Problem details –
Look through the records below, and copy out every line that holds the string "with".

Source code of charts:
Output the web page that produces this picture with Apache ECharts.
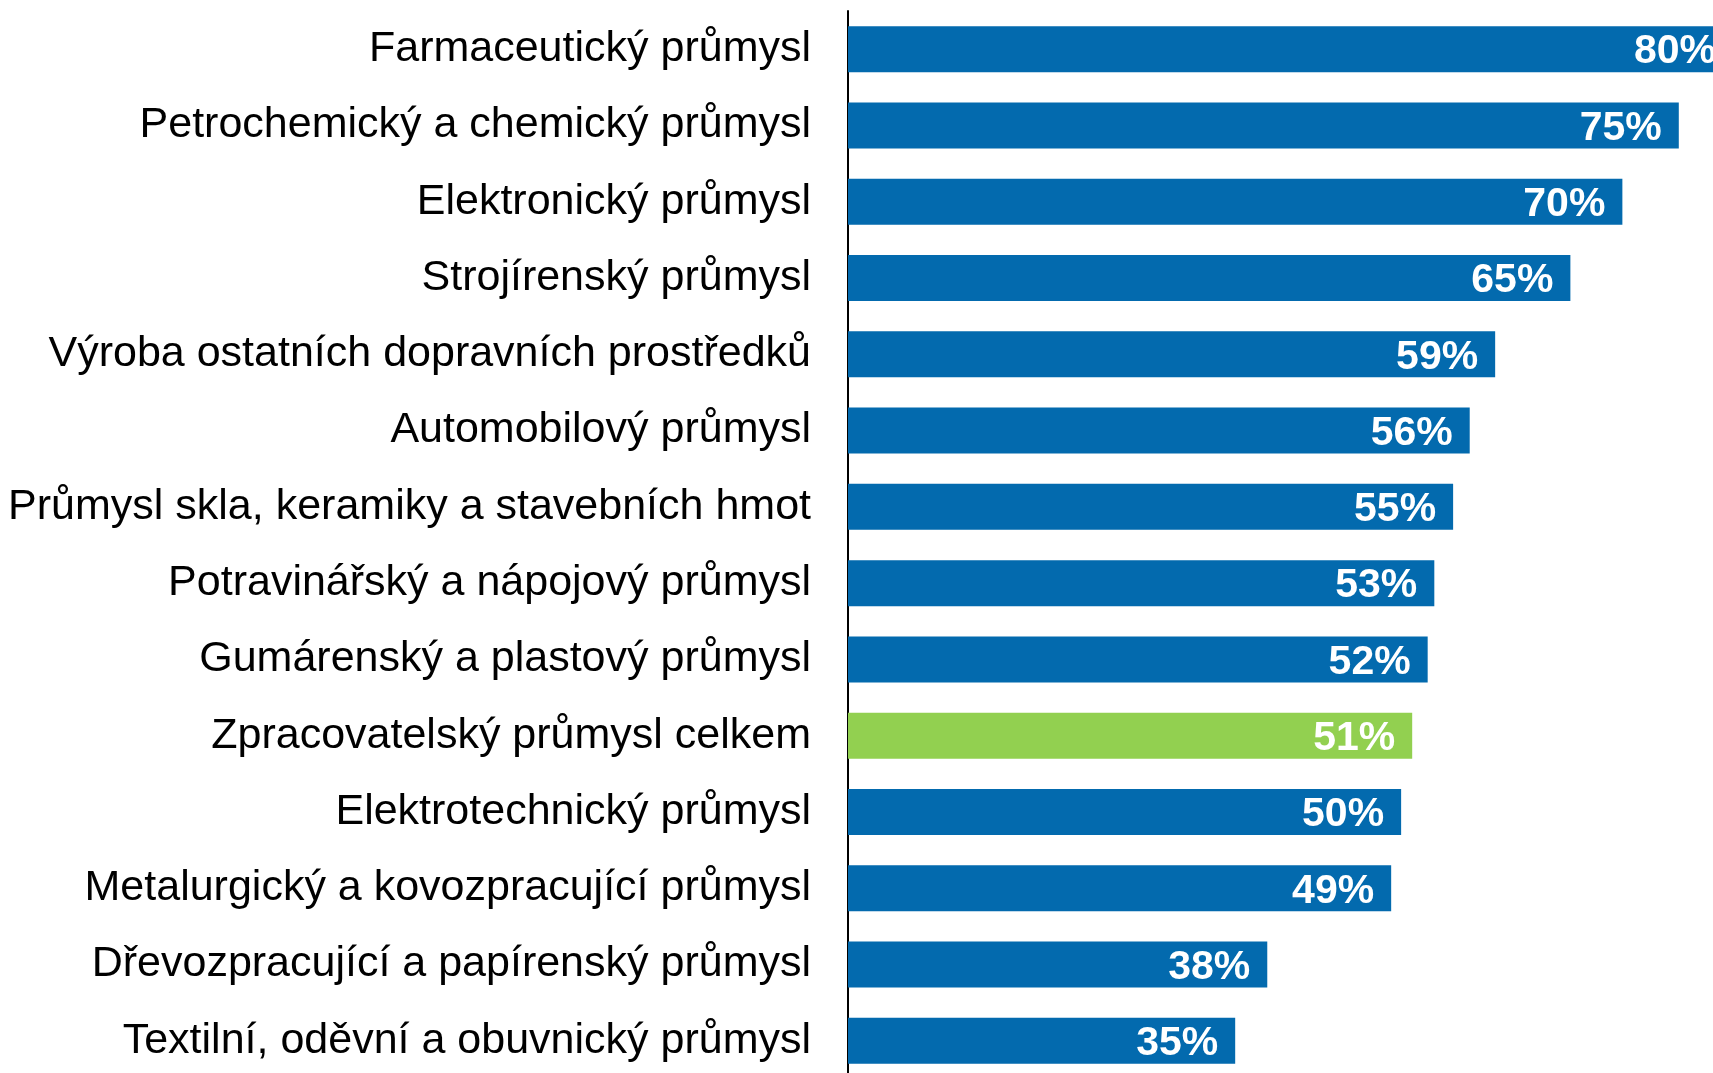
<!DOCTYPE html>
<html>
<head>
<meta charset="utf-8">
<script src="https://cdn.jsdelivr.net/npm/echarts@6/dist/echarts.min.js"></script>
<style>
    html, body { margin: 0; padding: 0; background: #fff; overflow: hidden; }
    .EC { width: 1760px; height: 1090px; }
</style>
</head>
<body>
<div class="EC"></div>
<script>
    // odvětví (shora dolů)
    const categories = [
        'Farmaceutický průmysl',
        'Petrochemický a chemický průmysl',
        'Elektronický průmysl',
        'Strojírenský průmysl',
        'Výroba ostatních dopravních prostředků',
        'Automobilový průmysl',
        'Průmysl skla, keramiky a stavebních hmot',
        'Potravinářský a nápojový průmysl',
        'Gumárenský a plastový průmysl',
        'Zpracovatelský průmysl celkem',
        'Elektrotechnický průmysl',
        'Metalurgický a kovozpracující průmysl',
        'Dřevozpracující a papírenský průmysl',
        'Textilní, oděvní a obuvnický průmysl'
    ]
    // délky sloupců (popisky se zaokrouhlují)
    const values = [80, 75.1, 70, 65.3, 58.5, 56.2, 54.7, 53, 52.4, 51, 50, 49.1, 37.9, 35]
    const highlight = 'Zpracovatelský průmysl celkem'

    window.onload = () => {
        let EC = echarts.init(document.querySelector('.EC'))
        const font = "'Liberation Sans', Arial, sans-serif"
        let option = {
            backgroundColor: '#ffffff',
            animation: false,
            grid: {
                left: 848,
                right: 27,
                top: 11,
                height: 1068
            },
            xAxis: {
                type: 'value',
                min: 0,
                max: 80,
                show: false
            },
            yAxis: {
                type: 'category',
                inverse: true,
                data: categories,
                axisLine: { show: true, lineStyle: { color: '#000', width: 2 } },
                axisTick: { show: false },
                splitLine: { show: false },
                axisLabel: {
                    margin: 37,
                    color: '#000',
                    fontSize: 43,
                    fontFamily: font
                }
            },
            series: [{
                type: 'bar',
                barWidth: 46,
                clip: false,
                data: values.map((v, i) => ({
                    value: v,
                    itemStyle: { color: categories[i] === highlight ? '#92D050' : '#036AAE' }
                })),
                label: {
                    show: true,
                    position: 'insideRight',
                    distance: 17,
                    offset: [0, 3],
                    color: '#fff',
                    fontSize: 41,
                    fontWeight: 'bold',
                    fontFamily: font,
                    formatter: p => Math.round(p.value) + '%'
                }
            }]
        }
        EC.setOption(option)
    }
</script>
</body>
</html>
...
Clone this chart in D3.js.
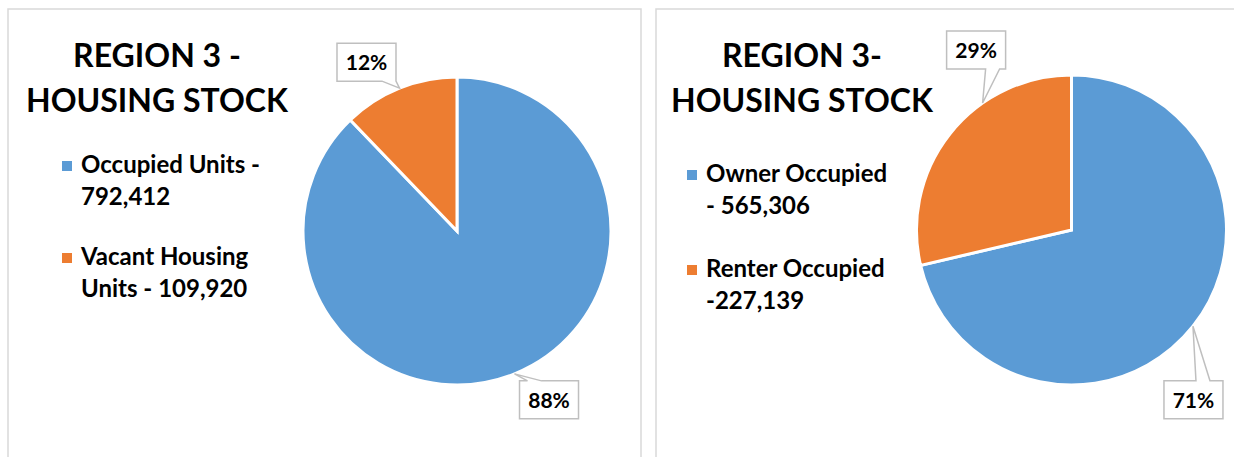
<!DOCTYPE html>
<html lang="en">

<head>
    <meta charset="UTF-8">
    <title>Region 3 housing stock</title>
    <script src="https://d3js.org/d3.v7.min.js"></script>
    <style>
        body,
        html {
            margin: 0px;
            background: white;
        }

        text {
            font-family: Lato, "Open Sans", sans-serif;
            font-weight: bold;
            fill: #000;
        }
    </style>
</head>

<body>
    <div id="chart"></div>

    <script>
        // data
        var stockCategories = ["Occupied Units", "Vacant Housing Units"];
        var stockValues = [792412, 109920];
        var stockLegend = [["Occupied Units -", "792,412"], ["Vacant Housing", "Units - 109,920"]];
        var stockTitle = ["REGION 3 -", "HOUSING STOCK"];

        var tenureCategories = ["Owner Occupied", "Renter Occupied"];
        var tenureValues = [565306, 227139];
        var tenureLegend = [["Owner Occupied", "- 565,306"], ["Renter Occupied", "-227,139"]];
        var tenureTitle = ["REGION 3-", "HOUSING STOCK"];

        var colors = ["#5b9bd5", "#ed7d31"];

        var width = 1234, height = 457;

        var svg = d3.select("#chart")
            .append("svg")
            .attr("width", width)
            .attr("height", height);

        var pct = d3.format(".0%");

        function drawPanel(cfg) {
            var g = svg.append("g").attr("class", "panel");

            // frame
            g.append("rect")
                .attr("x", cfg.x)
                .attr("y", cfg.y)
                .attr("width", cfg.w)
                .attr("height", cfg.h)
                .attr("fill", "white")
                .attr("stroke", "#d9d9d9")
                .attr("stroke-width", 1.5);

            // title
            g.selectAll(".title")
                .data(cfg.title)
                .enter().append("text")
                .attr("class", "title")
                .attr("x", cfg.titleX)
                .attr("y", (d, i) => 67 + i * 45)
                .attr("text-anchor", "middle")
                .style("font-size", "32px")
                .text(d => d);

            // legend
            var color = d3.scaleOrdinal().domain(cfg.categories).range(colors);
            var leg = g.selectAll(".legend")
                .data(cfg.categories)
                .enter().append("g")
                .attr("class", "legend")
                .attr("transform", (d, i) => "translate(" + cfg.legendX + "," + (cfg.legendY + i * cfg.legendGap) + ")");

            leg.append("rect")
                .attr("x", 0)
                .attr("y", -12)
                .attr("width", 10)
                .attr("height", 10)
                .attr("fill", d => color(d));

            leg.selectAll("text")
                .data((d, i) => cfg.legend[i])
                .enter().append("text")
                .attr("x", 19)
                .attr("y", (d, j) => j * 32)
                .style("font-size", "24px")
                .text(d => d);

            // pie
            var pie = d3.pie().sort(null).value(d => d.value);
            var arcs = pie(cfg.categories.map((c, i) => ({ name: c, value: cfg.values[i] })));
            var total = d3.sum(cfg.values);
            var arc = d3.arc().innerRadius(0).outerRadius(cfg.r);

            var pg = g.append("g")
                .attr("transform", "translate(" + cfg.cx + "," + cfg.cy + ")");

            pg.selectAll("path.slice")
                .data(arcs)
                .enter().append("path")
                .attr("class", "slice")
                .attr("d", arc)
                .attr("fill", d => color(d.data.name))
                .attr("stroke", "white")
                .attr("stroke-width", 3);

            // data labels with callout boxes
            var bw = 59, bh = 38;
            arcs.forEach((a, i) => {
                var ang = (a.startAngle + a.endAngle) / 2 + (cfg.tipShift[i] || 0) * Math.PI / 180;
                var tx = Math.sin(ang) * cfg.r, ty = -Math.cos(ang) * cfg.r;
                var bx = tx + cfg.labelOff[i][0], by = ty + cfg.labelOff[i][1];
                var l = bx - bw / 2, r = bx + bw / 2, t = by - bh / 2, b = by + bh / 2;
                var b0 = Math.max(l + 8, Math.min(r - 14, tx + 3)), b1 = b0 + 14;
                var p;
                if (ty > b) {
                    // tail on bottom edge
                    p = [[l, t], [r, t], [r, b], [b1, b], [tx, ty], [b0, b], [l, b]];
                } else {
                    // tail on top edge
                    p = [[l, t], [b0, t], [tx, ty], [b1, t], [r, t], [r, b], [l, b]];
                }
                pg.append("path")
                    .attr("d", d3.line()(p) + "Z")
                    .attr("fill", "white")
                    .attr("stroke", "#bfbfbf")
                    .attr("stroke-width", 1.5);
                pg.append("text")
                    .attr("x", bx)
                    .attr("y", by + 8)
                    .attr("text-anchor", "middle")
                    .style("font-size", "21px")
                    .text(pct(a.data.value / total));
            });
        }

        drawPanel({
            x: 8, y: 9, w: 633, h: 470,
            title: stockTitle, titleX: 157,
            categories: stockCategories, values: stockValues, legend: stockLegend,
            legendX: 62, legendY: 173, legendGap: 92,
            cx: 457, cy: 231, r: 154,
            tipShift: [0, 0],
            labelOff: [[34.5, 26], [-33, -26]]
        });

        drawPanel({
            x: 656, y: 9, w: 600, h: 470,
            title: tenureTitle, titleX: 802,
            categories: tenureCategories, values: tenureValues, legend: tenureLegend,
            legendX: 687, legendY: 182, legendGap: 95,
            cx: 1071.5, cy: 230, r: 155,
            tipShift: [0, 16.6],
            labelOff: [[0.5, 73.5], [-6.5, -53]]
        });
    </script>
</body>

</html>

Response below –
Output the web page that produces this picture with Apache ECharts.
            // data labels with callout boxes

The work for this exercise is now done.